DATASET EXCERPT:
------------------------------------
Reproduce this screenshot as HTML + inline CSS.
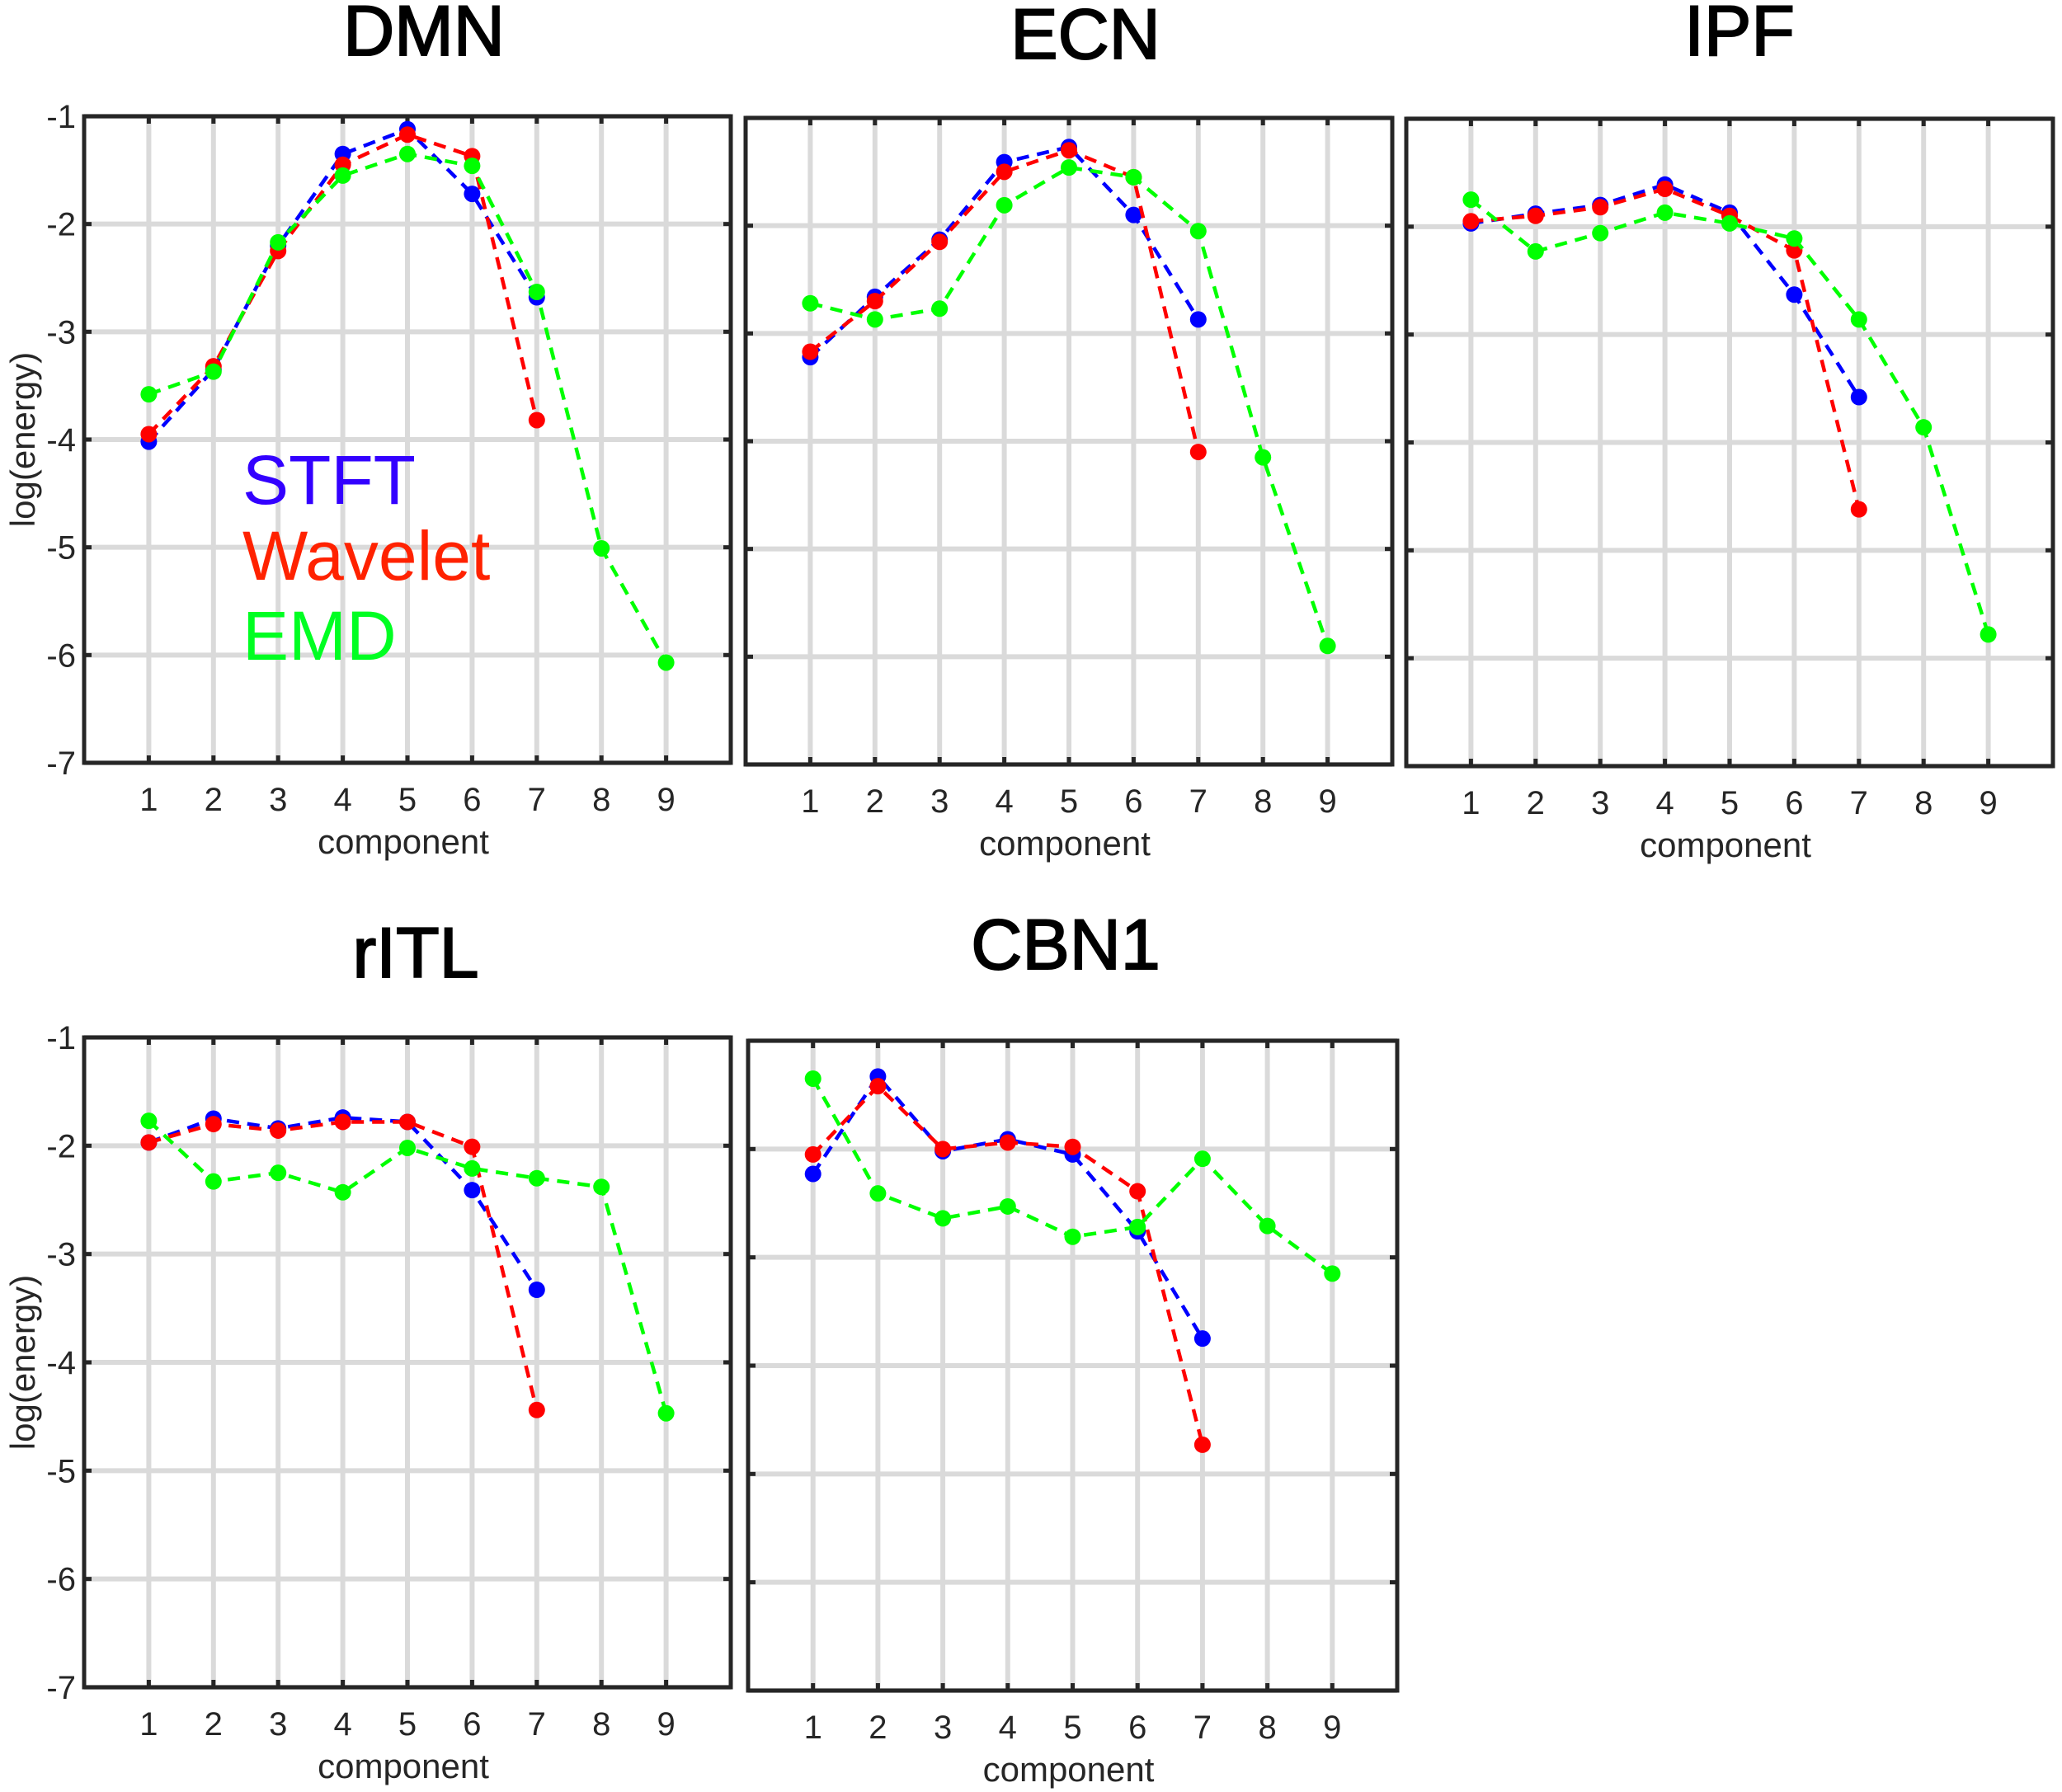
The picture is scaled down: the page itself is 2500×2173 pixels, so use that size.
<!DOCTYPE html>
<html><head><meta charset="utf-8">
<style>
html,body{margin:0;padding:0;background:#fff;}
svg{display:block;font-family:"Liberation Sans",Arial,sans-serif;}
</style></head>
<body>
<svg id="fig" width="2500" height="2173" viewBox="0 0 2500 2173" xmlns="http://www.w3.org/2000/svg"></svg>
<script>
const components = [1,2,3,4,5,6,7,8,9];
const yTicks = [-1,-2,-3,-4,-5,-6,-7];
const panelTitles = ["DMN","ECN","IPF","rITL","CBN1"];
const dmnSTFT = [-4.02,-3.35,-2.2,-1.35,-1.12,-1.72,-2.68];
const dmnWavelet = [-3.95,-3.32,-2.25,-1.45,-1.17,-1.37,-3.82];
const dmnEMD = [-3.58,-3.37,-2.17,-1.55,-1.35,-1.46,-2.63,-5.01,-6.07];
const ecnSTFT = [-3.22,-2.66,-2.13,-1.41,-1.27,-1.90,-2.87];
const ecnWavelet = [-3.17,-2.70,-2.15,-1.50,-1.30,-1.55,-4.10];
const ecnEMD = [-2.72,-2.87,-2.77,-1.81,-1.46,-1.55,-2.05,-4.15,-5.90];
const ipfSTFT = [-1.97,-1.88,-1.80,-1.61,-1.87,-2.63,-3.58];
const ipfWavelet = [-1.95,-1.90,-1.82,-1.65,-1.90,-2.22,-4.62];
const ipfEMD = [-1.75,-2.23,-2.06,-1.87,-1.97,-2.11,-2.86,-3.86,-5.78];
const ritlSTFT = [-1.97,-1.75,-1.84,-1.74,-1.78,-2.41,-3.33];
const ritlWavelet = [-1.97,-1.80,-1.86,-1.78,-1.78,-2.01,-4.44];
const ritlEMD = [-1.77,-2.33,-2.25,-2.43,-2.02,-2.21,-2.30,-2.38,-4.47];
const cbnSTFT = [-2.23,-1.33,-2.02,-1.91,-2.05,-2.76,-3.75];
const cbnWavelet = [-2.05,-1.42,-2.0,-1.94,-1.98,-2.39,-4.73];
const cbnEMD = [-1.35,-2.41,-2.64,-2.53,-2.81,-2.72,-2.09,-2.71,-3.15];

const NS="http://www.w3.org/2000/svg";
const svg=document.getElementById('fig');
function mk(tag,attrs,parent){const e=document.createElementNS(NS,tag);for(const k in attrs)e.setAttribute(k,attrs[k]);(parent||svg).appendChild(e);return e;}

const layout=[
 {x:102,y:141,w:784,h:784,tx:514,ty:67,ylab:true,series:[dmnSTFT,dmnWavelet,dmnEMD],legend:true},
 {x:904,y:143,w:784,h:784,tx:1316,ty:71,ylab:false,series:[ecnSTFT,ecnWavelet,ecnEMD]},
 {x:1705,y:144,w:784,h:785,tx:2109,ty:67,ylab:false,series:[ipfSTFT,ipfWavelet,ipfEMD]},
 {x:102,y:1258,w:784,h:788,tx:504,ty:1185,ylab:true,series:[ritlSTFT,ritlWavelet,ritlEMD]},
 {x:907,y:1262,w:787,h:788,tx:1292,ty:1175,ylab:false,series:[cbnSTFT,cbnWavelet,cbnEMD]}
];
const colors=["#0000ff","#ff0000","#00ff00"];
const sNames=["stft","wavelet","emd"];

layout.forEach((p,pi)=>{
  const g=mk('g',{});
  
  
  const xs=v=>p.x+v/10*p.w;
  const ys=v=>p.y+(-1-v)/6*p.h;
  const t=mk('text',{x:p.tx,y:p.ty,'text-anchor':'middle','font-size':86,'font-weight':'normal',fill:'#000',stroke:'#000','stroke-width':2},g);
  t.textContent=panelTitles[pi];
  
  
  yTicks.forEach(v=>{
    const l=mk('line',{x1:p.x,x2:p.x+p.w,y1:ys(v),y2:ys(v),stroke:'#dadada','stroke-width':6},g);
    
    
  });
  components.forEach(c=>{
    const l=mk('line',{x1:xs(c),x2:xs(c),y1:p.y,y2:p.y+p.h,stroke:'#dadada','stroke-width':6},g);
    
    
  });
  yTicks.forEach(v=>{
    mk('line',{x1:p.x,x2:p.x+9,y1:ys(v),y2:ys(v),stroke:'#262626','stroke-width':5},g);
    mk('line',{x1:p.x+p.w-9,x2:p.x+p.w,y1:ys(v),y2:ys(v),stroke:'#262626','stroke-width':5},g);
    if(p.ylab){
      const tl=mk('text',{x:p.x-10,y:ys(v)+14,'text-anchor':'end','font-size':40,fill:'#262626'},g);
      tl.textContent=String(v);
      
      
    }
  });
  components.forEach(c=>{
    mk('line',{x1:xs(c),x2:xs(c),y1:p.y,y2:p.y+9,stroke:'#262626','stroke-width':5},g);
    mk('line',{x1:xs(c),x2:xs(c),y1:p.y+p.h-9,y2:p.y+p.h,stroke:'#262626','stroke-width':5},g);
    const tl=mk('text',{x:xs(c),y:p.y+p.h+58,'text-anchor':'middle','font-size':40,fill:'#262626'},g);
    tl.textContent=String(c);
    
    
  });
  const xl=mk('text',{x:p.x+p.w/2-5,y:p.y+p.h+110,'text-anchor':'middle','font-size':42,fill:'#262626'},g);
  xl.textContent='component';
  
  
  if(p.ylab){
    const cy=p.y+p.h/2;
    const yl=mk('text',{x:0,y:0,transform:`translate(42,${cy}) rotate(-90)`,'text-anchor':'middle','font-size':42,fill:'#262626'},g);
    yl.textContent='log(energy)';
    
    
  }
  p.series.forEach((arr,si)=>{
    const sg=mk('g',{},g);
    
    
    const pts=arr.map((v,i)=>xs(components[i])+','+ys(v)).join(' ');
    const pl=mk('polyline',{points:pts,fill:'none',stroke:colors[si],'stroke-width':4.5,'stroke-dasharray':'15 10'},sg);
    
    
    arr.forEach((v,i)=>{
      const c=mk('circle',{cx:xs(components[i]),cy:ys(v),r:10,fill:colors[si]},sg);
      
      
    });
  });
  const box=mk('rect',{x:p.x,y:p.y,width:p.w,height:p.h,fill:'none',stroke:'#262626','stroke-width':5},g);
  
  
  if(p.legend){
    const lg=mk('g',{},g);
    
    
    [["STFT","#3300ff",611],["Wavelet","#ff2200",703],["EMD","#00ff22",800]].forEach(([n,c,y])=>{
      const e=mk('text',{x:294,y:y,'font-size':84,fill:c},lg);
      e.textContent=n;
      
      
    });
  }
});
</script>
</body></html>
------------------------------------
WHAT THIS TASK INVOLVES:
For this exercise, gather every line of the data that contains the word "size".

FINISHED ANSWER:
The picture is scaled down: the page itself is 2500×2173 pixels, so use that size.
  const t=mk('text',{x:p.tx,y:p.ty,'text-anchor':'middle','font-size':86,'font-weight':'normal',fill:'#000',stroke:'#000','stroke-width':2},g);
      const tl=mk('text',{x:p.x-10,y:ys(v)+14,'text-anchor':'end','font-size':40,fill:'#262626'},g);
    const tl=mk('text',{x:xs(c),y:p.y+p.h+58,'text-anchor':'middle','font-size':40,fill:'#262626'},g);
  const xl=mk('text',{x:p.x+p.w/2-5,y:p.y+p.h+110,'text-anchor':'middle','font-size':42,fill:'#262626'},g);
    const yl=mk('text',{x:0,y:0,transform:`translate(42,${cy}) rotate(-90)`,'text-anchor':'middle','font-size':42,fill:'#262626'},g);
      const e=mk('text',{x:294,y:y,'font-size':84,fill:c},lg);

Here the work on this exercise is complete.